+++ Information provided
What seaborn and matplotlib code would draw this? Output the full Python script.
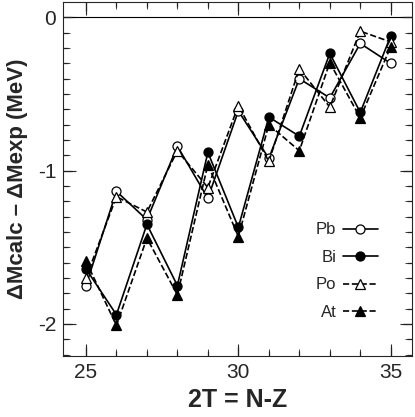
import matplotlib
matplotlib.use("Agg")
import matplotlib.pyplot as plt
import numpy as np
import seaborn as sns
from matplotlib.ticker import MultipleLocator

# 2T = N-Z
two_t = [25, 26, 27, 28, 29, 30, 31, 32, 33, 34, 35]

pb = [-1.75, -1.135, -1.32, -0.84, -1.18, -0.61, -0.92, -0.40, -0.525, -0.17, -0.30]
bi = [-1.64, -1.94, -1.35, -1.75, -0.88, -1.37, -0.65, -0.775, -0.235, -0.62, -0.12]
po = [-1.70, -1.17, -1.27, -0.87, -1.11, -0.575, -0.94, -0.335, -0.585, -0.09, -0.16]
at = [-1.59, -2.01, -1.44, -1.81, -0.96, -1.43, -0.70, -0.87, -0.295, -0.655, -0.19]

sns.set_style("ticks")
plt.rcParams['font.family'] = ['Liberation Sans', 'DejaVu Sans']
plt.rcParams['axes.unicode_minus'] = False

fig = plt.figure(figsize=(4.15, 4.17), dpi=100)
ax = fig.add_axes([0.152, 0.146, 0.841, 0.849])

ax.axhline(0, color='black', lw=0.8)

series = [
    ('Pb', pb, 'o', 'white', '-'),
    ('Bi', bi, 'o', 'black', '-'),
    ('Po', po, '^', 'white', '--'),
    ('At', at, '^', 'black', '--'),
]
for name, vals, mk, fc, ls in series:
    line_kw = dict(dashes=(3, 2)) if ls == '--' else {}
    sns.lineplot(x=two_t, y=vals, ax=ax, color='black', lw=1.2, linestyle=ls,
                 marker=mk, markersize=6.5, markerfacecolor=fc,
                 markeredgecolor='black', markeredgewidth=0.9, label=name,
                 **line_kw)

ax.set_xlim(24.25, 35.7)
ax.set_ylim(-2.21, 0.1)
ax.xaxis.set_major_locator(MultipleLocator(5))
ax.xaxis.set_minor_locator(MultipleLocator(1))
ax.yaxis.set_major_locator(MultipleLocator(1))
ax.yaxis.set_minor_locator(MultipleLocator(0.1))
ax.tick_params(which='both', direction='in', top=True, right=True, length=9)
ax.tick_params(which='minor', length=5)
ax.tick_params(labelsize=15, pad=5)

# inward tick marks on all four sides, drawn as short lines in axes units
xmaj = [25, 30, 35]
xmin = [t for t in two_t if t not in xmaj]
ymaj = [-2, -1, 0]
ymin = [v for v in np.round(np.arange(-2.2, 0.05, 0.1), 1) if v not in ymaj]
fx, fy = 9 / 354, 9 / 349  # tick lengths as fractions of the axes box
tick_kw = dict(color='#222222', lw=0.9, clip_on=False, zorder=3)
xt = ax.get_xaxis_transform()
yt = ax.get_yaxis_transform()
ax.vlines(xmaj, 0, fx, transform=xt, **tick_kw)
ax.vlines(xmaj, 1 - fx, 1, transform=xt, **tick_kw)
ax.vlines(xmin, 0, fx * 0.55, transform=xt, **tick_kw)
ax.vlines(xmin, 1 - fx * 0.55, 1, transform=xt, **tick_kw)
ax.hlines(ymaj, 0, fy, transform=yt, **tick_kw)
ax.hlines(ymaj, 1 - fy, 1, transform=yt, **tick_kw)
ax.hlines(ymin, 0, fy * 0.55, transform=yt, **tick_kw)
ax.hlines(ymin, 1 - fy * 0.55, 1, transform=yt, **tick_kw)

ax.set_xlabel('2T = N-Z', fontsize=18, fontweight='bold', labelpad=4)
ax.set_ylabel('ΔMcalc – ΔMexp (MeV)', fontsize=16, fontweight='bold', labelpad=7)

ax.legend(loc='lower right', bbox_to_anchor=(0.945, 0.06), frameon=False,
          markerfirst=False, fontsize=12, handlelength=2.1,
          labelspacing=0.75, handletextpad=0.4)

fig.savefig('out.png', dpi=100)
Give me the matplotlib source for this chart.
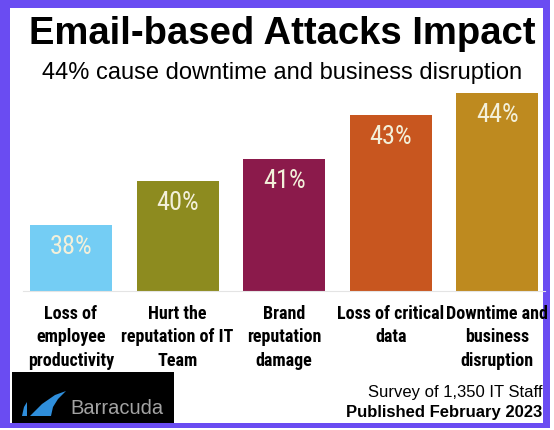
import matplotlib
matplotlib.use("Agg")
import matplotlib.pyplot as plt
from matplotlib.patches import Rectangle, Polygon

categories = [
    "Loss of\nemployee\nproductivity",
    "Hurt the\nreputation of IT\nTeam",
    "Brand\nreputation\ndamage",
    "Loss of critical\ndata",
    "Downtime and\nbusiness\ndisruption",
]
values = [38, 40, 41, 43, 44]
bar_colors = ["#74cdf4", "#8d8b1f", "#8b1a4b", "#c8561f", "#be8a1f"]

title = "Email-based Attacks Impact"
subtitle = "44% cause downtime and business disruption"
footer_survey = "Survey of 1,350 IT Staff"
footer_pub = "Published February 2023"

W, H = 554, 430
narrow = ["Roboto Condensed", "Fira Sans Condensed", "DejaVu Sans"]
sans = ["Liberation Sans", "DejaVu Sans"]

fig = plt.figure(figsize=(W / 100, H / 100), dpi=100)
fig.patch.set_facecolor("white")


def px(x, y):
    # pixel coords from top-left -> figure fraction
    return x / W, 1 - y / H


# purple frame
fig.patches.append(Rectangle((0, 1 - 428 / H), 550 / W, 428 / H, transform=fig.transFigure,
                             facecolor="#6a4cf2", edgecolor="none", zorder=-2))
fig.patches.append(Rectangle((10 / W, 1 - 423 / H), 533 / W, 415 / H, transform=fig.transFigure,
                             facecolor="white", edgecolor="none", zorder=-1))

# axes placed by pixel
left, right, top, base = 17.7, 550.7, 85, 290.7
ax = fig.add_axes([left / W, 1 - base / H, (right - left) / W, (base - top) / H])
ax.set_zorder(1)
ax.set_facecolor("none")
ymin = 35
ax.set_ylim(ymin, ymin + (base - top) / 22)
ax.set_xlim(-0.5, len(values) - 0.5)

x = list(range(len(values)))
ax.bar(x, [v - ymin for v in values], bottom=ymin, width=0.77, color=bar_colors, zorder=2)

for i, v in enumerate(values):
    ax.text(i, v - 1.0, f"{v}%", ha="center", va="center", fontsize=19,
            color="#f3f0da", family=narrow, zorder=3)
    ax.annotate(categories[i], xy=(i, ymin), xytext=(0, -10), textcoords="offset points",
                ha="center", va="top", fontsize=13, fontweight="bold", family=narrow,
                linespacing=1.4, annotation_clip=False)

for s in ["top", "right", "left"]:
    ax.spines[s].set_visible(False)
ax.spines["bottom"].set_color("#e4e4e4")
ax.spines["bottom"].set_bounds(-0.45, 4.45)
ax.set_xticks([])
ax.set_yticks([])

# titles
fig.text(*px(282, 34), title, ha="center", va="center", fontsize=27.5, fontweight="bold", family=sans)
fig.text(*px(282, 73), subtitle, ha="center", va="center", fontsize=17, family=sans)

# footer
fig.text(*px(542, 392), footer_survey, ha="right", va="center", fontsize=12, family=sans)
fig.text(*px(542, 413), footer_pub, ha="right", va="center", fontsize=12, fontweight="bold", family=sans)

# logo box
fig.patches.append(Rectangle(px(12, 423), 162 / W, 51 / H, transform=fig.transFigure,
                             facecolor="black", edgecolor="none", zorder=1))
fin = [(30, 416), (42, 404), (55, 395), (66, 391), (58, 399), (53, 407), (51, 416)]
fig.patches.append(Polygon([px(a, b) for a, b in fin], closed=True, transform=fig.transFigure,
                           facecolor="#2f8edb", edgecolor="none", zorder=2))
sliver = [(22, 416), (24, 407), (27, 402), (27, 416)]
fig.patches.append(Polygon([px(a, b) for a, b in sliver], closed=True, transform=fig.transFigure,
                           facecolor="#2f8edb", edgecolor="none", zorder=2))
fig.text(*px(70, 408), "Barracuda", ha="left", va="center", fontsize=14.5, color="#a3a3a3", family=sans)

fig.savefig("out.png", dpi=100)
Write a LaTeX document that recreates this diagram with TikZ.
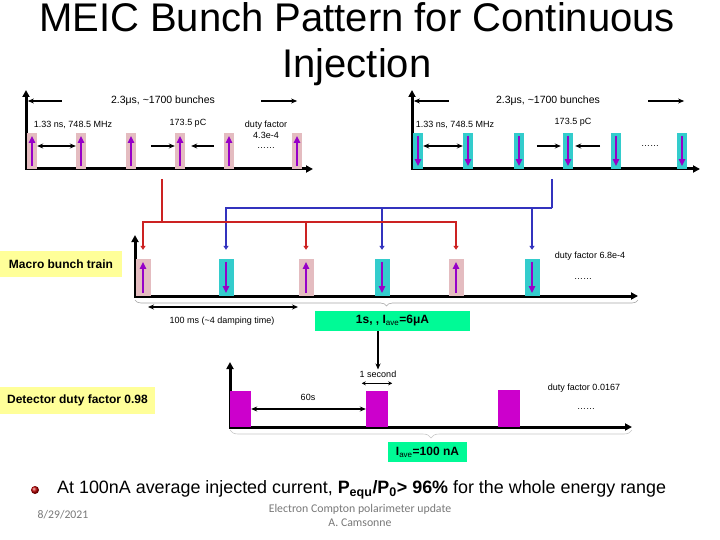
++++++
● Exercise goal
Leave the pictures out and copy the rest of the data exactly.

● Solved problem
What seaborn and matplotlib code would draw this? Output the full Python script.
import matplotlib
matplotlib.use("Agg")
import matplotlib.pyplot as plt
import numpy as np
import seaborn as sns
from matplotlib.ticker import MultipleLocator

# 2T = N-Z
two_t = [25, 26, 27, 28, 29, 30, 31, 32, 33, 34, 35]

pb = [-1.75, -1.135, -1.32, -0.84, -1.18, -0.61, -0.92, -0.40, -0.525, -0.17, -0.30]
bi = [-1.64, -1.94, -1.35, -1.75, -0.88, -1.37, -0.65, -0.775, -0.235, -0.62, -0.12]
po = [-1.70, -1.17, -1.27, -0.87, -1.11, -0.575, -0.94, -0.335, -0.585, -0.09, -0.16]
at = [-1.59, -2.01, -1.44, -1.81, -0.96, -1.43, -0.70, -0.87, -0.295, -0.655, -0.19]

sns.set_style("ticks")
plt.rcParams['font.family'] = ['Liberation Sans', 'DejaVu Sans']
plt.rcParams['axes.unicode_minus'] = False

fig = plt.figure(figsize=(4.15, 4.17), dpi=100)
ax = fig.add_axes([0.152, 0.146, 0.841, 0.849])

ax.axhline(0, color='black', lw=0.8)

series = [
    ('Pb', pb, 'o', 'white', '-'),
    ('Bi', bi, 'o', 'black', '-'),
    ('Po', po, '^', 'white', '--'),
    ('At', at, '^', 'black', '--'),
]
for name, vals, mk, fc, ls in series:
    line_kw = dict(dashes=(3, 2)) if ls == '--' else {}
    sns.lineplot(x=two_t, y=vals, ax=ax, color='black', lw=1.2, linestyle=ls,
                 marker=mk, markersize=6.5, markerfacecolor=fc,
                 markeredgecolor='black', markeredgewidth=0.9, label=name,
                 **line_kw)

ax.set_xlim(24.25, 35.7)
ax.set_ylim(-2.21, 0.1)
ax.xaxis.set_major_locator(MultipleLocator(5))
ax.xaxis.set_minor_locator(MultipleLocator(1))
ax.yaxis.set_major_locator(MultipleLocator(1))
ax.yaxis.set_minor_locator(MultipleLocator(0.1))
ax.tick_params(which='both', direction='in', top=True, right=True, length=9)
ax.tick_params(which='minor', length=5)
ax.tick_params(labelsize=15, pad=5)

# inward tick marks on all four sides, drawn as short lines in axes units
xmaj = [25, 30, 35]
xmin = [t for t in two_t if t not in xmaj]
ymaj = [-2, -1, 0]
ymin = [v for v in np.round(np.arange(-2.2, 0.05, 0.1), 1) if v not in ymaj]
fx, fy = 9 / 354, 9 / 349  # tick lengths as fractions of the axes box
tick_kw = dict(color='#222222', lw=0.9, clip_on=False, zorder=3)
xt = ax.get_xaxis_transform()
yt = ax.get_yaxis_transform()
ax.vlines(xmaj, 0, fx, transform=xt, **tick_kw)
ax.vlines(xmaj, 1 - fx, 1, transform=xt, **tick_kw)
ax.vlines(xmin, 0, fx * 0.55, transform=xt, **tick_kw)
ax.vlines(xmin, 1 - fx * 0.55, 1, transform=xt, **tick_kw)
ax.hlines(ymaj, 0, fy, transform=yt, **tick_kw)
ax.hlines(ymaj, 1 - fy, 1, transform=yt, **tick_kw)
ax.hlines(ymin, 0, fy * 0.55, transform=yt, **tick_kw)
ax.hlines(ymin, 1 - fy * 0.55, 1, transform=yt, **tick_kw)

ax.set_xlabel('2T = N-Z', fontsize=18, fontweight='bold', labelpad=4)
ax.set_ylabel('ΔMcalc – ΔMexp (MeV)', fontsize=16, fontweight='bold', labelpad=7)

ax.legend(loc='lower right', bbox_to_anchor=(0.945, 0.06), frameon=False,
          markerfirst=False, fontsize=12, handlelength=2.1,
          labelspacing=0.75, handletextpad=0.4)

fig.savefig('out.png', dpi=100)
Give me the matplotlib source for this chart.
import matplotlib
matplotlib.use("Agg")
import matplotlib.pyplot as plt
from matplotlib.patches import Rectangle, Polygon

categories = [
    "Loss of\nemployee\nproductivity",
    "Hurt the\nreputation of IT\nTeam",
    "Brand\nreputation\ndamage",
    "Loss of critical\ndata",
    "Downtime and\nbusiness\ndisruption",
]
values = [38, 40, 41, 43, 44]
bar_colors = ["#74cdf4", "#8d8b1f", "#8b1a4b", "#c8561f", "#be8a1f"]

title = "Email-based Attacks Impact"
subtitle = "44% cause downtime and business disruption"
footer_survey = "Survey of 1,350 IT Staff"
footer_pub = "Published February 2023"

W, H = 554, 430
narrow = ["Roboto Condensed", "Fira Sans Condensed", "DejaVu Sans"]
sans = ["Liberation Sans", "DejaVu Sans"]

fig = plt.figure(figsize=(W / 100, H / 100), dpi=100)
fig.patch.set_facecolor("white")


def px(x, y):
    # pixel coords from top-left -> figure fraction
    return x / W, 1 - y / H


# purple frame
fig.patches.append(Rectangle((0, 1 - 428 / H), 550 / W, 428 / H, transform=fig.transFigure,
                             facecolor="#6a4cf2", edgecolor="none", zorder=-2))
fig.patches.append(Rectangle((10 / W, 1 - 423 / H), 533 / W, 415 / H, transform=fig.transFigure,
                             facecolor="white", edgecolor="none", zorder=-1))

# axes placed by pixel
left, right, top, base = 17.7, 550.7, 85, 290.7
ax = fig.add_axes([left / W, 1 - base / H, (right - left) / W, (base - top) / H])
ax.set_zorder(1)
ax.set_facecolor("none")
ymin = 35
ax.set_ylim(ymin, ymin + (base - top) / 22)
ax.set_xlim(-0.5, len(values) - 0.5)

x = list(range(len(values)))
ax.bar(x, [v - ymin for v in values], bottom=ymin, width=0.77, color=bar_colors, zorder=2)

for i, v in enumerate(values):
    ax.text(i, v - 1.0, f"{v}%", ha="center", va="center", fontsize=19,
            color="#f3f0da", family=narrow, zorder=3)
    ax.annotate(categories[i], xy=(i, ymin), xytext=(0, -10), textcoords="offset points",
                ha="center", va="top", fontsize=13, fontweight="bold", family=narrow,
                linespacing=1.4, annotation_clip=False)

for s in ["top", "right", "left"]:
    ax.spines[s].set_visible(False)
ax.spines["bottom"].set_color("#e4e4e4")
ax.spines["bottom"].set_bounds(-0.45, 4.45)
ax.set_xticks([])
ax.set_yticks([])

# titles
fig.text(*px(282, 34), title, ha="center", va="center", fontsize=27.5, fontweight="bold", family=sans)
fig.text(*px(282, 73), subtitle, ha="center", va="center", fontsize=17, family=sans)

# footer
fig.text(*px(542, 392), footer_survey, ha="right", va="center", fontsize=12, family=sans)
fig.text(*px(542, 413), footer_pub, ha="right", va="center", fontsize=12, fontweight="bold", family=sans)

# logo box
fig.patches.append(Rectangle(px(12, 423), 162 / W, 51 / H, transform=fig.transFigure,
                             facecolor="black", edgecolor="none", zorder=1))
fin = [(30, 416), (42, 404), (55, 395), (66, 391), (58, 399), (53, 407), (51, 416)]
fig.patches.append(Polygon([px(a, b) for a, b in fin], closed=True, transform=fig.transFigure,
                           facecolor="#2f8edb", edgecolor="none", zorder=2))
sliver = [(22, 416), (24, 407), (27, 402), (27, 416)]
fig.patches.append(Polygon([px(a, b) for a, b in sliver], closed=True, transform=fig.transFigure,
                           facecolor="#2f8edb", edgecolor="none", zorder=2))
fig.text(*px(70, 408), "Barracuda", ha="left", va="center", fontsize=14.5, color="#a3a3a3", family=sans)

fig.savefig("out.png", dpi=100)
Write a LaTeX document that recreates this diagram with TikZ.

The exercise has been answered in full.